Although the February figure was revised higher, the March reading came in below the consensus of a 200K increase. The jobless rate also held steady at 6.7% instead of improving to the estimated 6.6% figure. This confirms Yellen’s remark that the labor sector is still very weak and that it could continue to rely on Fed stimulus in the near term. There are no major reports lined up from the US economy today so traders might continue to trade on the post-NFP sentiment.
EUR
The euro showed more signs of weakness on Friday and it still ended weaker to the dollar in spite of bleak NFP figures. German factory orders came in line with consensus and showed a 0.6% uptick while euro zone retail PMI showed an improvement from 48.5 to 49.2. Perhaps traders are starting to price in more easing from the ECB, based on the latest remarks from the ECB rate statement. German industrial production and Sentix investor confidence are up for release today.
GBP
The pound gave up some gains to the dollar on Friday, despite the initial bounce of GBP/USD after the NFP release.

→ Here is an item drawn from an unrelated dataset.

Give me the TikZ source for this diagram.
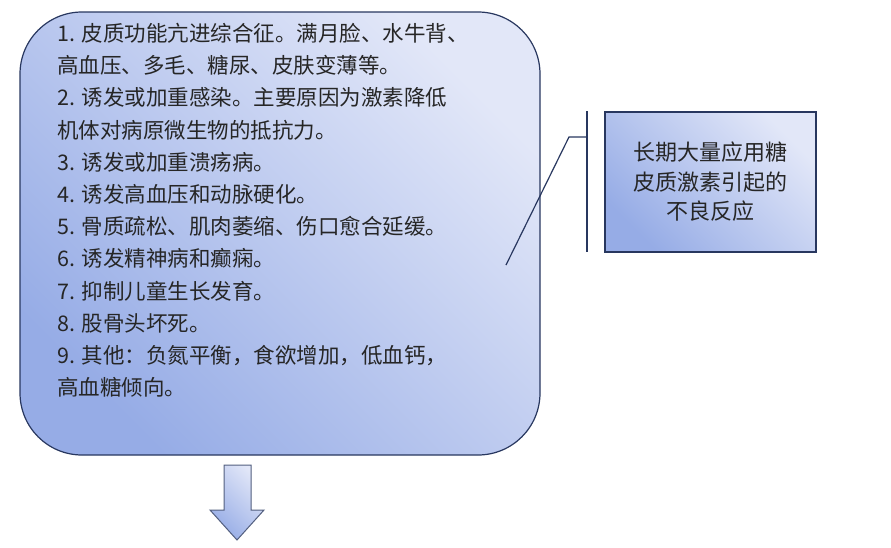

UK Halifax HPI came in below expectations and showed a 1.1% decline instead of the estimated 0.7% uptick. There are no reports due from the UK today but traders might start pricing in upbeat remarks or more talks of rate hikes on the upcoming BOE rate decision later on this week.
CHF
The franc lost ground to all of its major counterparts on Friday as there were no reports to provide support for the Swiss currency. Data on foreign currency reserves is up for release from Switzerland today and this should show how much the SNB is spending to keep the franc’s value low. Also due today is Swiss CPI and a 0.2% uptick in price levels is expected.
JPY
The yen continued to weaken against most of its major counterparts, except for the much weaker euro, as traders anticipated dovish BOJ remarks or even further easing to make up for the slack caused by the sales tax hike this month. There were no reports released from Japan last Friday but the Japanese currency also managed to chalk up some gains to the dollar, thanks to the weak NFP. Japanese leading indicators is due today and this might not have such a large impact on price action ahead of Tuesday’s BOJ statement.
Commodity Currencies (AUD, NZD, CAD)
The comdolls strengthened against the dollar and the yen on Friday, as risk appetite picked up and traders took advantage of the weak NFP and downbeat outlook for Japan. Canadian jobs data turned out stronger than expected, as the employment change figure showed a 42.9K reading instead of the estimated 21.5K figure while the jobless rate fell from 7.0% to 6.9%. However, Canada’s Ivey PMI missed the mark and slipped from 57.2 to 55.2 instead of improving to 58.3. Only the BOC business outlook survey and New Zealand NZIER business confidence index are due from the comdolls today.